DISPOSITION INTÉRIEURE

   Le plan du rez-de-chaussée témoigne d’une composition symétrique dans l’ensemble. L’entrée, située dans le passage de la voiture au 92 bis, se fait dans un vestibule, où se situent les escaliers qui mènent aux étages. L’originalité de cette disposition se trouve dans les salles à manger, cuisines et offices, qui donnent sur le jardin, tandis que les salons donnent sur la rue. Les cuisines, situées dans des bow-window, reçoivent une luminosité abondante. Plusieurs cheminées en céramique permettaient de chauffer les maisons et l’on trouvait du plancher à tous les étages. Malgré la symétrie, un petit salon / bureau est placé immédiatement à gauche de l’entrée du 92, que l’on ne retrouve pas dans le 92 bis.

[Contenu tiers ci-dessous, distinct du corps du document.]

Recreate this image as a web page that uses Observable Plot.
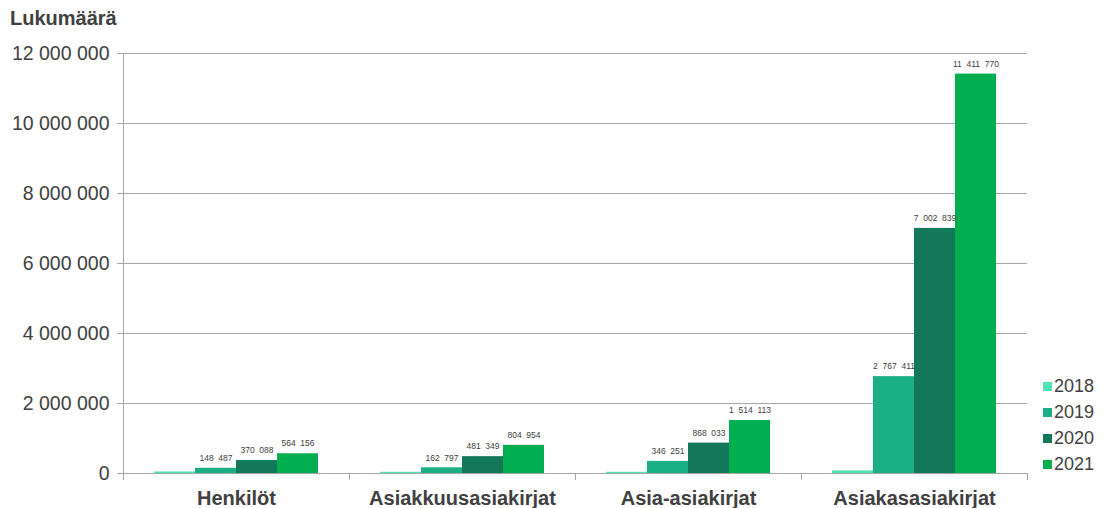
<!DOCTYPE html>
<html>
<head>
<meta charset="utf-8">
<script src="https://cdn.jsdelivr.net/npm/d3@7"></script>
<script src="https://cdn.jsdelivr.net/npm/@observablehq/plot@0.6"></script>
<style>
  body { margin: 0; background: #fff; font-family: "Liberation Sans", Arial, sans-serif; }
  #wrap { position: relative; width: 1103px; height: 508px; }
  #title { height: 30px; line-height: 36px; padding-left: 10px; font-size: 20px; font-weight: bold; color: #404040; overflow: visible; }
  #legend { position: absolute; left: 1043px; top: 373px; font-size: 18px; color: #404040; }
  #legend div { height: 26px; line-height: 26px; white-space: nowrap; }
  #legend span.sw { display: inline-block; width: 9px; height: 9px; margin-right: 2px; vertical-align: 1px; }
</style>
</head>
<body>
<div id="wrap">
  <div id="title">Lukumäärä</div>
  <div id="chart"></div>
  <div id="legend"></div>
</div>
<script>
const categories = ["Henkilöt", "Asiakkuusasiakirjat", "Asia-asiakirjat", "Asiakasasiakirjat"];
const years = ["2018", "2019", "2020", "2021"];
const values2018 = [45000, 35000, 35000, 75000];
const values2019 = [148487, 162797, 346251, 2767411];
const values2020 = [370088, 481349, 868033, 7002839];
const values2021 = [564156, 804954, 1514113, 11411770];
const yTicks = [0, 2000000, 4000000, 6000000, 8000000, 10000000, 12000000];
const colors = ["#50e3b5", "#1aaf84", "#13775a", "#01af50"];
const labeledYears = ["2019", "2020", "2021"];

const series = [values2018, values2019, values2020, values2021];
const data = categories.flatMap((c, i) => years.map((yr, j) => ({category: c, year: yr, value: series[j][i]})));
const labelData = data.filter(d => labeledYears.includes(d.year));

const fmt = d3.format(",");
const axisFmt = v => fmt(v).replace(/,/g, " ");
const labelFmt = v => fmt(v).replace(/,/g, "\u2007");

const grey = "#a6a6a6";

const plot = Plot.plot({
  width: 1103,
  height: 478,
  marginTop: 23,
  marginBottom: 35,
  marginLeft: 122,
  marginRight: 76,
  style: {fontFamily: "'Liberation Sans', Arial, sans-serif", background: "white", color: "#404040", overflow: "visible"},
  fx: {domain: categories, padding: 0, label: null},
  x: {domain: years, paddingInner: 0, paddingOuter: 0.75, axis: null},
  y: {domain: [0, 12000000], label: null},
  color: {domain: years, range: colors},
  marks: [
    Plot.gridY(yTicks, {stroke: grey, strokeOpacity: 1, strokeWidth: 1}),
    Plot.barY(data, {fx: "category", x: "year", y: "value", fill: "year"}),
    Plot.ruleY([0], {stroke: grey, strokeWidth: 1}),
    Plot.text(labelData, {fx: "category", x: "year", y: "value", text: d => labelFmt(d.value), dy: -10, fontSize: 8.5, fill: "#404040"}),
    Plot.axisY(yTicks, {tickFormat: axisFmt, fontSize: 19.5, tickSize: 6, tickPadding: 8, stroke: grey, fill: "#404040", label: null}),
    Plot.axisFx({anchor: "bottom", tickSize: 0, tickPadding: 17, fontSize: 20, fontWeight: "bold", fill: "#404040", label: null})
  ]
});

// Axis decorations (vertical y axis line and category boundary ticks) from the plot's own scales
const fxs = plot.scale("fx");
const ys = plot.scale("y");
const y0 = ys.apply(0);
const yTop = ys.apply(12000000);
const svg = d3.select(plot);
const left = fxs.apply(categories[0]);
const g = svg.append("g").attr("stroke", grey).attr("stroke-width", 1);
g.append("line").attr("x1", left + 0.5).attr("x2", left + 0.5).attr("y1", yTop).attr("y2", y0 + 7);
const bounds = categories.map(c => fxs.apply(c)).concat([fxs.apply(categories[categories.length - 1]) + fxs.bandwidth]);
bounds.forEach(b => g.append("line").attr("x1", b + 0.5).attr("x2", b + 0.5).attr("y1", y0).attr("y2", y0 + 7));

document.getElementById("chart").appendChild(plot);

const legend = document.getElementById("legend");
years.forEach((yr, i) => {
  const row = document.createElement("div");
  row.innerHTML = `<span class="sw" style="background:${colors[i]}"></span>${yr}`;
  legend.appendChild(row);
});
</script>
</body>
</html>
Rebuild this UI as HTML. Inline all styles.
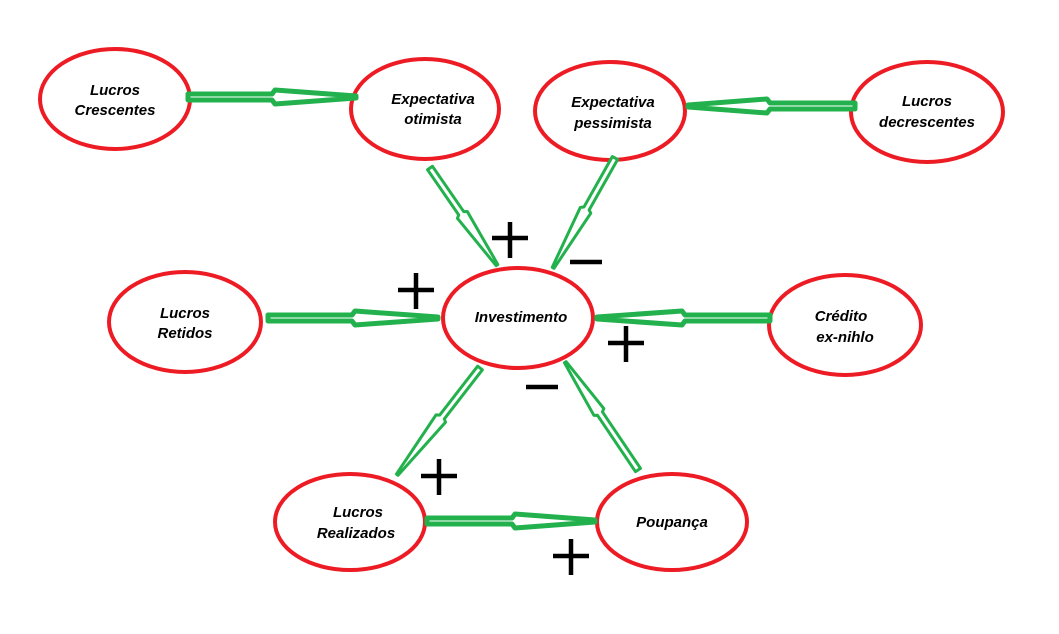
<!DOCTYPE html>
<html><head><meta charset="utf-8"><style>
html,body{margin:0;padding:0;background:#fff;}
svg{display:block;}
text{font-family:"Liberation Sans",sans-serif;font-style:italic;font-weight:bold;font-size:15px;fill:#000;text-anchor:middle;}
</style></head><body>
<svg width="1059" height="634" viewBox="0 0 1059 634" xmlns="http://www.w3.org/2000/svg">
<g fill="none" stroke="#ed1c24" stroke-width="4">
<ellipse cx="115" cy="99" rx="75" ry="50"/>
<ellipse cx="425" cy="109" rx="74" ry="50"/>
<ellipse cx="610" cy="111" rx="75" ry="49"/>
<ellipse cx="927" cy="112" rx="76" ry="50"/>
<ellipse cx="185" cy="322" rx="76" ry="50"/>
<ellipse cx="518" cy="318" rx="75" ry="50"/>
<ellipse cx="845" cy="325" rx="76" ry="50"/>
<ellipse cx="350" cy="522" rx="75" ry="48"/>
<ellipse cx="672" cy="522" rx="75" ry="48"/>
</g>
<g fill="#fff" stroke="#22b14c" stroke-width="5" stroke-linejoin="round">
<polygon points="188,94 272,94 275,90 356,96 356,98 275,104 272,100 188,100"/>
<polygon points="855,103 770,103 767,99 688,105 688,107 767,113 770,109 855,109"/>
<polygon points="268,315 352,315 355,311 438,317 438,319 355,325 352,321 268,321"/>
<polygon points="770,315 685,315 682,311 597,317 597,319 682,325 685,321 770,321"/>
<polygon points="427,518 512,518 515,514 595,520 595,522 515,528 512,524 427,524"/>
</g>
<g fill="#fff" stroke="#22b14c" stroke-width="3" stroke-linejoin="round">
<g transform="translate(430,168) rotate(55.4)"><polygon points="0,-3 55,-3 57,-6 118,-1 118,1 57,6 55,3 0,3"/></g>
<g transform="translate(615,158) rotate(119.4)"><polygon points="0,-3 58,-3 60,-6 126,-1 126,1 60,6 58,3 0,3"/></g>
<g transform="translate(480,368) rotate(127.8)"><polygon points="0,-3 62,-3 64,-6 135,-1 135,1 64,6 62,3 0,3"/></g>
<g transform="translate(638,470) rotate(-124)"><polygon points="0,-3 68,-3 70,-6 130,-1 130,1 70,6 68,3 0,3"/></g>
</g>
<g stroke="#000" stroke-width="4.5">
<path d="M492,238h36M510,222v36"/>
<path d="M570,262h32"/>
<path d="M398,290h36M416,273v36"/>
<path d="M608,343h36M626,326v36"/>
<path d="M526,387h32"/>
<path d="M421,476h36M439,459v36"/>
<path d="M553,556h36M571,539v36"/>
</g>
<text x="115" y="95">Lucros</text><text x="115" y="115">Crescentes</text>
<text x="433" y="104">Expectativa</text><text x="433" y="124">otimista</text>
<text x="613" y="107">Expectativa</text><text x="613" y="128">pessimista</text>
<text x="927" y="106">Lucros</text><text x="927" y="127">decrescentes</text>
<text x="185" y="318">Lucros</text><text x="185" y="338">Retidos</text>
<text x="521" y="322">Investimento</text>
<text x="841" y="321">Crédito</text><text x="845" y="342">ex-nihlo</text>
<text x="358" y="517">Lucros</text><text x="356" y="538">Realizados</text>
<text x="672" y="527">Poupança</text>
</svg>
</body></html>
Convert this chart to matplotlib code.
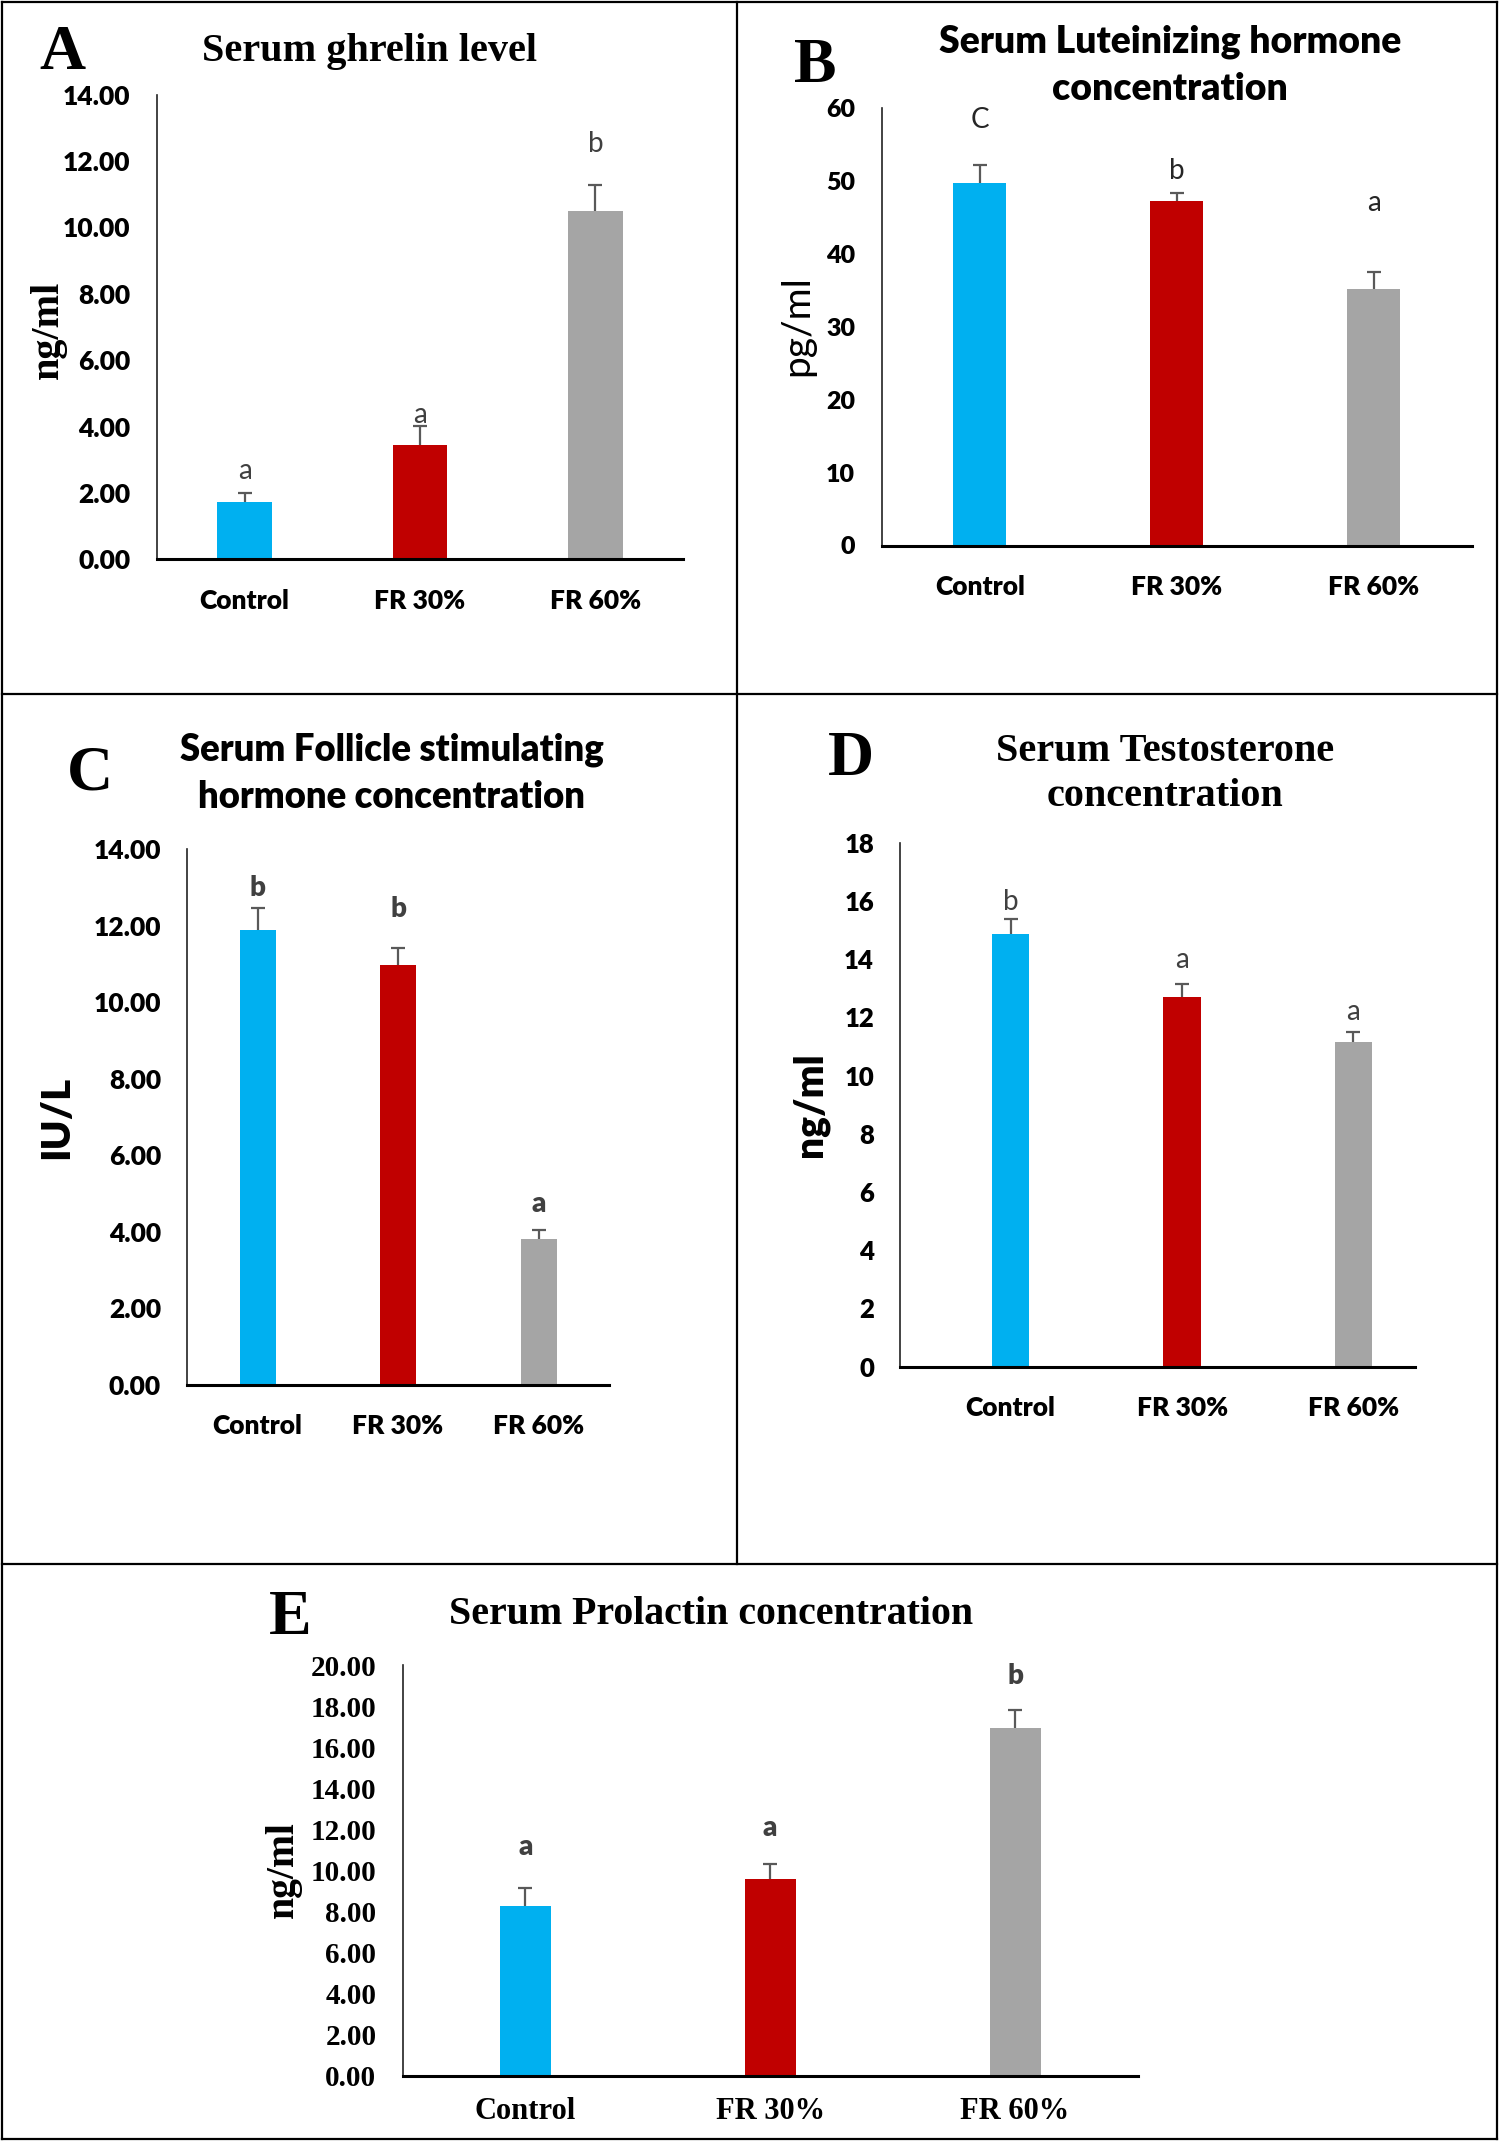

ÉCURIE ET REMISE À VOITURE

   Appartenant au 92 bis, on y accède par le passage de la voiture. Rassemblées sous le même toit, elles occupent le fond de la parcelle dans l’angle gauche. Constituées d’un corps de bâtiment en L, le rez-de-chaussée accueille les chevaux et la voiture, tandis que le premier étage contient le logement du cocher ainsi que le grenier à fourrage. Un dessin, daté du 30 juin 1903, nous montre une façade soignée, avec le couvrement des baies formant un bandeau ondulant de briques et de calcaire.

III. NOTE DE SYNTHESE

   La maison Huot est un édifice qui représente une synthèse des réalisations antérieures d’ Émile ANDRÉ. Il reprend ici des formes qu’il a expérimentées dans ses villas du parc de Saurupt et dans l’immeuble Lombard, avenue Foch.
   Dès l’achèvement de ces maisons jumelles, elles furent reconnues comme exemplaires. La maison Huot est devenue emblématique de l’architecture Art Nouveau à Nancy. Toujours propriété privée aujourd’hui, elle n’est malheureusement pas visitable.